◆ GOAL OF THE EXERCISE ◆
Begin with the first line and repeat exactly through the line containing "ax.set_aspect('equal')"; leave every image out.

▼

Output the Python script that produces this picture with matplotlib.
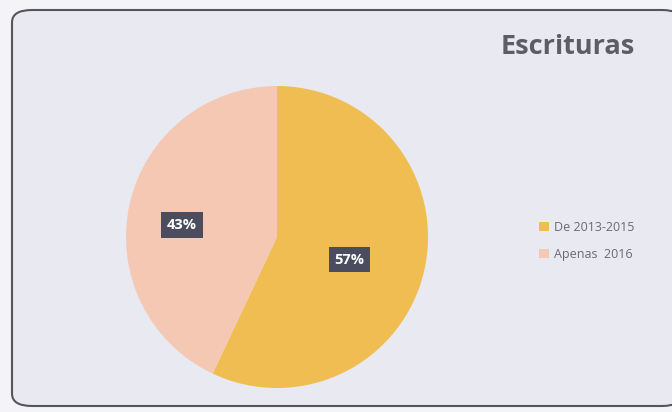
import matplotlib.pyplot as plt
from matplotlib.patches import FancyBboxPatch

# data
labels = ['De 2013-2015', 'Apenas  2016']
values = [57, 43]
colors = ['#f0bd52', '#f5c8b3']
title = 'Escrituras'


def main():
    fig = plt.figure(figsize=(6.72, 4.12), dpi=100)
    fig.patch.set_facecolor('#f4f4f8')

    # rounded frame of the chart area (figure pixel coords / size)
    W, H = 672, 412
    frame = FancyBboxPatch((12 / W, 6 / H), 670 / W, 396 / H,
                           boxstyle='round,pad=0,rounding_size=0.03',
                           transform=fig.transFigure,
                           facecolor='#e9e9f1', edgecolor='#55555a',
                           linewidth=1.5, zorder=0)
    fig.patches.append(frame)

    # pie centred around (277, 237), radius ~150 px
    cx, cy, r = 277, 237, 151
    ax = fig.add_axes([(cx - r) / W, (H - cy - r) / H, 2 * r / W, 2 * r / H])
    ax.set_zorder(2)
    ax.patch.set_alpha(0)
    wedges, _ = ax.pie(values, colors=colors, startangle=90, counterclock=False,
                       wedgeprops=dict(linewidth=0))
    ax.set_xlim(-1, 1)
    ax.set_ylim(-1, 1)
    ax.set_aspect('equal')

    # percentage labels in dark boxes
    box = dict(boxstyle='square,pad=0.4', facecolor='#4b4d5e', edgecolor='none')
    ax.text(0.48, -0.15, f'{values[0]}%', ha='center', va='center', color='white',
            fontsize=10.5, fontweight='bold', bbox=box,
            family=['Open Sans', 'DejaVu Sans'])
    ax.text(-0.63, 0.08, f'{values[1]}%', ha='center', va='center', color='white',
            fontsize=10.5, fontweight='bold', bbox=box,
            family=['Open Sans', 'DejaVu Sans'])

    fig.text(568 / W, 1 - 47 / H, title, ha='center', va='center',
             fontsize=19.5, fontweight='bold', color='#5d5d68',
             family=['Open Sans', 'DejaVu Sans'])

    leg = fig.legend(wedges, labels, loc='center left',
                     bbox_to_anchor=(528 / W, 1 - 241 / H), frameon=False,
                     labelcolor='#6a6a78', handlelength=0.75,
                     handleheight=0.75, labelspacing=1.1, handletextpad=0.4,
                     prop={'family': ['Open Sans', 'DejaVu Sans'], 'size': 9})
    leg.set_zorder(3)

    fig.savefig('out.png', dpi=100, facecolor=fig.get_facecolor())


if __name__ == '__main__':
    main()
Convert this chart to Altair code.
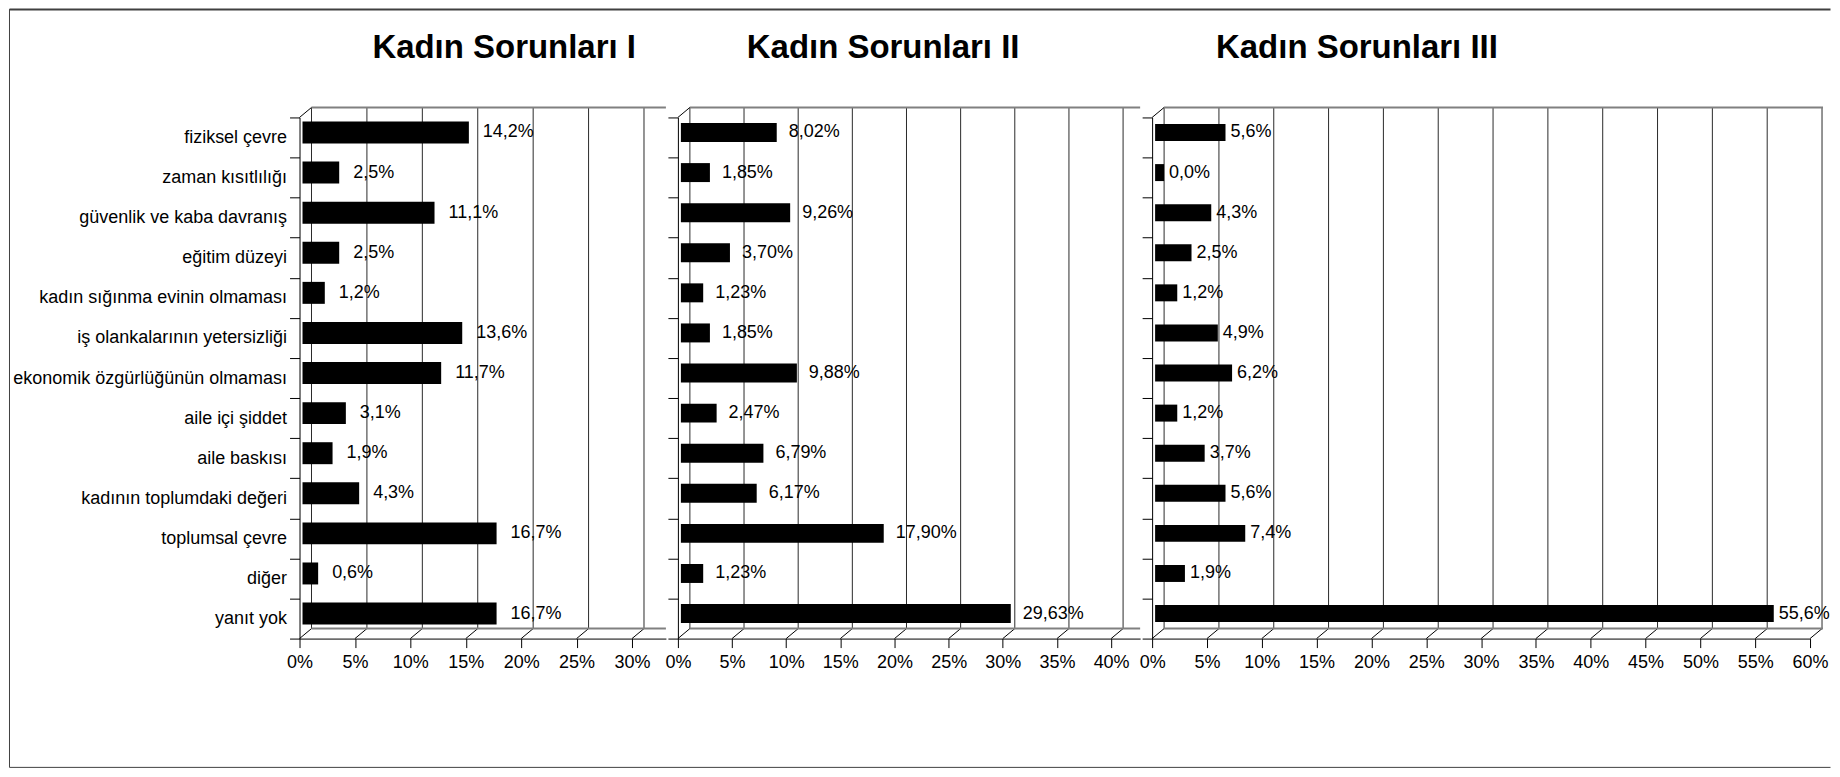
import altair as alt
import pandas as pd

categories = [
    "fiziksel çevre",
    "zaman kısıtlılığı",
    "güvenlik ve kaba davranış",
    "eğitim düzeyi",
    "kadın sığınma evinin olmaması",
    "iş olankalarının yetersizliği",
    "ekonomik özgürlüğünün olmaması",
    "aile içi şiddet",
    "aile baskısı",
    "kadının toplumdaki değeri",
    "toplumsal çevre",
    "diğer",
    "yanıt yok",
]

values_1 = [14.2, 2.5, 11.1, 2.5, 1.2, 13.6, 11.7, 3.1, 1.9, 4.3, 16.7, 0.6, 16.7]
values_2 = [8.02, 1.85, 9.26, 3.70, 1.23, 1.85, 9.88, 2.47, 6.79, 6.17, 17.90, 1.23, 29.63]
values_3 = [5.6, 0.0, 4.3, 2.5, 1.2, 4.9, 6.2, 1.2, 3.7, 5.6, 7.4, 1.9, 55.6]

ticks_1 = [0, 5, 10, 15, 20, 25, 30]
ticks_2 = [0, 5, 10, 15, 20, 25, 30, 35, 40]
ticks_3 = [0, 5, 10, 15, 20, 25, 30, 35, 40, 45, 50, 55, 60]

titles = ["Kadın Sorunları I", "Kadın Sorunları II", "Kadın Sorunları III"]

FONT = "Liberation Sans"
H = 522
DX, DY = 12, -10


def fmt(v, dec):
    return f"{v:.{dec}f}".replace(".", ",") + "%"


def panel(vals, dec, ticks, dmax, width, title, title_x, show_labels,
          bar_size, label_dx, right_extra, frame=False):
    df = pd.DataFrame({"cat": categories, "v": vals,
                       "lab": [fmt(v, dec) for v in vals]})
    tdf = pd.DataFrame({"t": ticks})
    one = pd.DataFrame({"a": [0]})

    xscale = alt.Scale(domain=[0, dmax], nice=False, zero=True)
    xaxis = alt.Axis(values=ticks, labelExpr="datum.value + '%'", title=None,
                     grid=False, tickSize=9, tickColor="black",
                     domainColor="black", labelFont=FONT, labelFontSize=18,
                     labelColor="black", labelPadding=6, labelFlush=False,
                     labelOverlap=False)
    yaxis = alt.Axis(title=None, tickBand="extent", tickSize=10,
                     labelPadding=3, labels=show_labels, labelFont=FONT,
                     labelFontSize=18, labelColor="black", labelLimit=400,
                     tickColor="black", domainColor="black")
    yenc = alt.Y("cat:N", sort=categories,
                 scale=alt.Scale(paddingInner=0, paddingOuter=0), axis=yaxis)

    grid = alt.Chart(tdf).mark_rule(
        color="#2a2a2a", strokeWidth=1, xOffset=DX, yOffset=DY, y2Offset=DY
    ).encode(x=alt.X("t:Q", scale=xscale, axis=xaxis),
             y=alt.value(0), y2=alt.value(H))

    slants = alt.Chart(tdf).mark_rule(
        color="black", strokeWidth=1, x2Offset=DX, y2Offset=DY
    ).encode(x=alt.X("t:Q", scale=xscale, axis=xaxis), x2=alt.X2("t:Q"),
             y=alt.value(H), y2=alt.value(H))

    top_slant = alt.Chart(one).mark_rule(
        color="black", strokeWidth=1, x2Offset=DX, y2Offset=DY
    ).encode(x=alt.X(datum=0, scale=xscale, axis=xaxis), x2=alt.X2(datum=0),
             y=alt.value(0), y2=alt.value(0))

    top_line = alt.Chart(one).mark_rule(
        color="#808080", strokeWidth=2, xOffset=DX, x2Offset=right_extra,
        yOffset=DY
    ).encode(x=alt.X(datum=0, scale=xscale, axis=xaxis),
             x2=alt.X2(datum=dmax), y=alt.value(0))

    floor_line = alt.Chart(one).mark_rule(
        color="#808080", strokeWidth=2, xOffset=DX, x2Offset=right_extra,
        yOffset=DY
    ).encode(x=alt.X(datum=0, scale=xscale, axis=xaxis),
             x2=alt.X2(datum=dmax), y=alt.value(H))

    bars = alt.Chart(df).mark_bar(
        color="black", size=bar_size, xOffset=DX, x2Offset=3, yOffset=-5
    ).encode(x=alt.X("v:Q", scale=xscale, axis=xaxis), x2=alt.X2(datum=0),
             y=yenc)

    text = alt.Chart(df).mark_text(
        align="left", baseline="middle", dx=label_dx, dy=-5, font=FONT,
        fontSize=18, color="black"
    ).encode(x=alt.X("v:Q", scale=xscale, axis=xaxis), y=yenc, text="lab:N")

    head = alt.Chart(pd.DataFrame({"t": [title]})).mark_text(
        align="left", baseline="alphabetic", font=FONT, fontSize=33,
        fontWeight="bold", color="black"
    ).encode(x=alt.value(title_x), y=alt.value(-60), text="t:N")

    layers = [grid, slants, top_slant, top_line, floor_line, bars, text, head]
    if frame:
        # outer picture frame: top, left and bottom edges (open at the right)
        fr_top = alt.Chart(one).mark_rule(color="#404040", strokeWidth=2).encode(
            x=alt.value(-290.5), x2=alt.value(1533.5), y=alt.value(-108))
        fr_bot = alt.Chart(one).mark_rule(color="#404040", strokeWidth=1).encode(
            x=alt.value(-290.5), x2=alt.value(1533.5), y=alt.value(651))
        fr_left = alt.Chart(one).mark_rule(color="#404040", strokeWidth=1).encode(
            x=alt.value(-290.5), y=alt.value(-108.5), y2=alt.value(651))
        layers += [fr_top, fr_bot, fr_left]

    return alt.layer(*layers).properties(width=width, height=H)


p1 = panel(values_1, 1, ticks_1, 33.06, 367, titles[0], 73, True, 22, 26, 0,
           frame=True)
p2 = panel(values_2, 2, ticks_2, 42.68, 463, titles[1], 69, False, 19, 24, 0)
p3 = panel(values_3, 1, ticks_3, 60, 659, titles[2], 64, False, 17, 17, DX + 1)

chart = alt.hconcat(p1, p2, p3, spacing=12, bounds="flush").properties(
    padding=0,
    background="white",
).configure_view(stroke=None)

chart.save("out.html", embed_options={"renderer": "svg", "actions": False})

▲

◆ COMPLETE ANSWER ◆
Output the Python script that produces this picture with matplotlib.
import matplotlib.pyplot as plt
from matplotlib.patches import FancyBboxPatch

# data
labels = ['De 2013-2015', 'Apenas  2016']
values = [57, 43]
colors = ['#f0bd52', '#f5c8b3']
title = 'Escrituras'


def main():
    fig = plt.figure(figsize=(6.72, 4.12), dpi=100)
    fig.patch.set_facecolor('#f4f4f8')

    # rounded frame of the chart area (figure pixel coords / size)
    W, H = 672, 412
    frame = FancyBboxPatch((12 / W, 6 / H), 670 / W, 396 / H,
                           boxstyle='round,pad=0,rounding_size=0.03',
                           transform=fig.transFigure,
                           facecolor='#e9e9f1', edgecolor='#55555a',
                           linewidth=1.5, zorder=0)
    fig.patches.append(frame)

    # pie centred around (277, 237), radius ~150 px
    cx, cy, r = 277, 237, 151
    ax = fig.add_axes([(cx - r) / W, (H - cy - r) / H, 2 * r / W, 2 * r / H])
    ax.set_zorder(2)
    ax.patch.set_alpha(0)
    wedges, _ = ax.pie(values, colors=colors, startangle=90, counterclock=False,
                       wedgeprops=dict(linewidth=0))
    ax.set_xlim(-1, 1)
    ax.set_ylim(-1, 1)
    ax.set_aspect('equal')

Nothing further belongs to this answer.